▶ **DATA SECTION**
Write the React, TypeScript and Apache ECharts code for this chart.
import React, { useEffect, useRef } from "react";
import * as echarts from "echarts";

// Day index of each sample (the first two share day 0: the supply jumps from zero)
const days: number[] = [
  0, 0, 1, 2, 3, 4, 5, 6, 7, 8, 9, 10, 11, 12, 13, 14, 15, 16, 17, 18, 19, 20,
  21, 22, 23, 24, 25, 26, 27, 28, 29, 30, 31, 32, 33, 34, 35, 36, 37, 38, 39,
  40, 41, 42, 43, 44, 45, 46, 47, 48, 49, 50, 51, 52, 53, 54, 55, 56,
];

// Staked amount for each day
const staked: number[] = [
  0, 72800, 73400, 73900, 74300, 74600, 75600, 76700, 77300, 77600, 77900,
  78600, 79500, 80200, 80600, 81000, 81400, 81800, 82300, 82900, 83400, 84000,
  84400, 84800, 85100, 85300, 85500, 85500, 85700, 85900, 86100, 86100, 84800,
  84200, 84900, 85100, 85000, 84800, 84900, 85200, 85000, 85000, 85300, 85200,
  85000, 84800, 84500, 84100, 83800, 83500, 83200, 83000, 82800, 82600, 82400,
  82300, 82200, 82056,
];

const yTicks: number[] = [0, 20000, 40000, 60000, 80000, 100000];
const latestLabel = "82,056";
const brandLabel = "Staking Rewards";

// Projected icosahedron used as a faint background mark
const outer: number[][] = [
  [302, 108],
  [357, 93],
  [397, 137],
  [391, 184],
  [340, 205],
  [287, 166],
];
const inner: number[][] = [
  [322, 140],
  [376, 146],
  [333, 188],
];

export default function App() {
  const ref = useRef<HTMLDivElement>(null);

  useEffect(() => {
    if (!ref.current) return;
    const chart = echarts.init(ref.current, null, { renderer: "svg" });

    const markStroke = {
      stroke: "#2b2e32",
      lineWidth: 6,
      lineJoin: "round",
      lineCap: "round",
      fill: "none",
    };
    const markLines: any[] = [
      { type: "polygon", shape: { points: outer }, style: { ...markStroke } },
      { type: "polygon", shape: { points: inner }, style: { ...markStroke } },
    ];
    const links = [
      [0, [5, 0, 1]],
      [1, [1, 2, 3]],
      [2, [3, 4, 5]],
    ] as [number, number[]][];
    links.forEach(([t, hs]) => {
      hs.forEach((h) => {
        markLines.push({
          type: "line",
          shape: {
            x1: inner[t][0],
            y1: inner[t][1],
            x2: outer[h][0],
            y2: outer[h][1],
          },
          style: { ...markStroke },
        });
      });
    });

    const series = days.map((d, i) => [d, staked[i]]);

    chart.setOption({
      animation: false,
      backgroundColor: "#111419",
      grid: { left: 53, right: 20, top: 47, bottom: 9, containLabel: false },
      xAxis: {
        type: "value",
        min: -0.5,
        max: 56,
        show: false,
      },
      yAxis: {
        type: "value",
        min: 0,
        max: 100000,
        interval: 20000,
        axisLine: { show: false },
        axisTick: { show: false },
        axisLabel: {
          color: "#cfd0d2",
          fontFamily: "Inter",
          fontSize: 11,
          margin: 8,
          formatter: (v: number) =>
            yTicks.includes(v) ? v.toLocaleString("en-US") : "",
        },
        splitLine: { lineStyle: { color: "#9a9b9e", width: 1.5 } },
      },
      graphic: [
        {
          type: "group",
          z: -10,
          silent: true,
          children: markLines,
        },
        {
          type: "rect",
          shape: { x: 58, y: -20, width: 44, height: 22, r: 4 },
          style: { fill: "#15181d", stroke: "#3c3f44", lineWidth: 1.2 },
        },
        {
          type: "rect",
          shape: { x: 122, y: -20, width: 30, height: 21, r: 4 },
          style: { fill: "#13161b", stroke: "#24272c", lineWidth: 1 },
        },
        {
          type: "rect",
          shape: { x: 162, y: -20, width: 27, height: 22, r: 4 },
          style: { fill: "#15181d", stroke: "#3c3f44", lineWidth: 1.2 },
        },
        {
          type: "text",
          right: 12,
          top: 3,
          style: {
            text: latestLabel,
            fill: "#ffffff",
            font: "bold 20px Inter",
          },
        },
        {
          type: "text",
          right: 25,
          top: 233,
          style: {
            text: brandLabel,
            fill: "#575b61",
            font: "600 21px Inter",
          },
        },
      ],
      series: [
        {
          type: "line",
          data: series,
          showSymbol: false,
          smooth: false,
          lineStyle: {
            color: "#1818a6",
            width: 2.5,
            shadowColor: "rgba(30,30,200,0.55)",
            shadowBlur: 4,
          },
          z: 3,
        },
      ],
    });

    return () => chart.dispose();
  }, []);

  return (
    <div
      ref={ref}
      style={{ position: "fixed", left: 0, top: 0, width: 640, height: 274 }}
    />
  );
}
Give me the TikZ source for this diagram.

▶ **PROBLEM STATEMENT**
Would you reproduce the material above in full, exactly as given?

▶ **RESPONSE TO THE EXERCISE**
Write the React, TypeScript and Apache ECharts code for this chart.
import React, { useEffect, useRef } from "react";
import * as echarts from "echarts";

// Day index of each sample (the first two share day 0: the supply jumps from zero)
const days: number[] = [
  0, 0, 1, 2, 3, 4, 5, 6, 7, 8, 9, 10, 11, 12, 13, 14, 15, 16, 17, 18, 19, 20,
  21, 22, 23, 24, 25, 26, 27, 28, 29, 30, 31, 32, 33, 34, 35, 36, 37, 38, 39,
  40, 41, 42, 43, 44, 45, 46, 47, 48, 49, 50, 51, 52, 53, 54, 55, 56,
];

// Staked amount for each day
const staked: number[] = [
  0, 72800, 73400, 73900, 74300, 74600, 75600, 76700, 77300, 77600, 77900,
  78600, 79500, 80200, 80600, 81000, 81400, 81800, 82300, 82900, 83400, 84000,
  84400, 84800, 85100, 85300, 85500, 85500, 85700, 85900, 86100, 86100, 84800,
  84200, 84900, 85100, 85000, 84800, 84900, 85200, 85000, 85000, 85300, 85200,
  85000, 84800, 84500, 84100, 83800, 83500, 83200, 83000, 82800, 82600, 82400,
  82300, 82200, 82056,
];

const yTicks: number[] = [0, 20000, 40000, 60000, 80000, 100000];
const latestLabel = "82,056";
const brandLabel = "Staking Rewards";

// Projected icosahedron used as a faint background mark
const outer: number[][] = [
  [302, 108],
  [357, 93],
  [397, 137],
  [391, 184],
  [340, 205],
  [287, 166],
];
const inner: number[][] = [
  [322, 140],
  [376, 146],
  [333, 188],
];

export default function App() {
  const ref = useRef<HTMLDivElement>(null);

  useEffect(() => {
    if (!ref.current) return;
    const chart = echarts.init(ref.current, null, { renderer: "svg" });

    const markStroke = {
      stroke: "#2b2e32",
      lineWidth: 6,
      lineJoin: "round",
      lineCap: "round",
      fill: "none",
    };
    const markLines: any[] = [
      { type: "polygon", shape: { points: outer }, style: { ...markStroke } },
      { type: "polygon", shape: { points: inner }, style: { ...markStroke } },
    ];
    const links = [
      [0, [5, 0, 1]],
      [1, [1, 2, 3]],
      [2, [3, 4, 5]],
    ] as [number, number[]][];
    links.forEach(([t, hs]) => {
      hs.forEach((h) => {
        markLines.push({
          type: "line",
          shape: {
            x1: inner[t][0],
            y1: inner[t][1],
            x2: outer[h][0],
            y2: outer[h][1],
          },
          style: { ...markStroke },
        });
      });
    });

    const series = days.map((d, i) => [d, staked[i]]);

    chart.setOption({
      animation: false,
      backgroundColor: "#111419",
      grid: { left: 53, right: 20, top: 47, bottom: 9, containLabel: false },
      xAxis: {
        type: "value",
        min: -0.5,
        max: 56,
        show: false,
      },
      yAxis: {
        type: "value",
        min: 0,
        max: 100000,
        interval: 20000,
        axisLine: { show: false },
        axisTick: { show: false },
        axisLabel: {
          color: "#cfd0d2",
          fontFamily: "Inter",
          fontSize: 11,
          margin: 8,
          formatter: (v: number) =>
            yTicks.includes(v) ? v.toLocaleString("en-US") : "",
        },
        splitLine: { lineStyle: { color: "#9a9b9e", width: 1.5 } },
      },
      graphic: [
        {
          type: "group",
          z: -10,
          silent: true,
          children: markLines,
        },
        {
          type: "rect",
          shape: { x: 58, y: -20, width: 44, height: 22, r: 4 },
          style: { fill: "#15181d", stroke: "#3c3f44", lineWidth: 1.2 },
        },
        {
          type: "rect",
          shape: { x: 122, y: -20, width: 30, height: 21, r: 4 },
          style: { fill: "#13161b", stroke: "#24272c", lineWidth: 1 },
        },
        {
          type: "rect",
          shape: { x: 162, y: -20, width: 27, height: 22, r: 4 },
          style: { fill: "#15181d", stroke: "#3c3f44", lineWidth: 1.2 },
        },
        {
          type: "text",
          right: 12,
          top: 3,
          style: {
            text: latestLabel,
            fill: "#ffffff",
            font: "bold 20px Inter",
          },
        },
        {
          type: "text",
          right: 25,
          top: 233,
          style: {
            text: brandLabel,
            fill: "#575b61",
            font: "600 21px Inter",
          },
        },
      ],
      series: [
        {
          type: "line",
          data: series,
          showSymbol: false,
          smooth: false,
          lineStyle: {
            color: "#1818a6",
            width: 2.5,
            shadowColor: "rgba(30,30,200,0.55)",
            shadowBlur: 4,
          },
          z: 3,
        },
      ],
    });

    return () => chart.dispose();
  }, []);

  return (
    <div
      ref={ref}
      style={{ position: "fixed", left: 0, top: 0, width: 640, height: 274 }}
    />
  );
}
Give me the TikZ source for this diagram.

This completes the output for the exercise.